Writers have been writing novels that in whole or in part attempt to narrate their stories by going "inside the mind" of their characters for quite a long time now--at least 100 years. (The reviewer mentions Joyce's Ulysses as an analogue of what Bennett is trying to do in this novel, so even she is obviously aware of this history.) It is hard to understand how a literary strategy with such an ancient lineage (ancient in the history of the novel) could still be called "experimental."
Is narrative realism (stories that can be traced out according to the requirements of Freytag's Triangle) still so thoroughly the default setting for works of fiction that any deviation from it, even one that has been used over and over again, is still perceived as experimental?
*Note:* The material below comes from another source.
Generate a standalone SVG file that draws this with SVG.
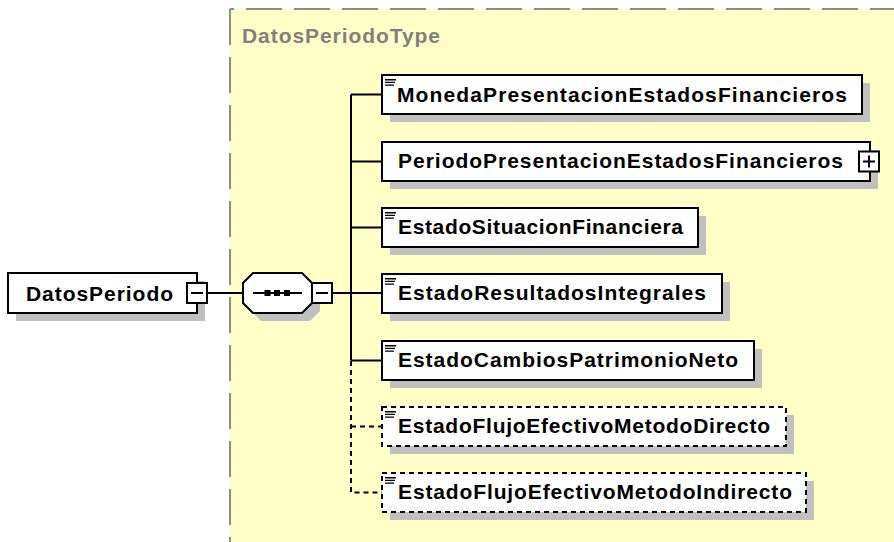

Is the particular variant of realism on display in Pond--since "psychological realism" is still realism, just not necessarily presented as a linear narrative--the only departure from the imperatives of conventional storytelling that can be counted as experimental? Is this the reason why other writers who attempt other kinds of language and form-based innovation in fiction are hardly ever reviewed in mainstream publications by their favored reviewers?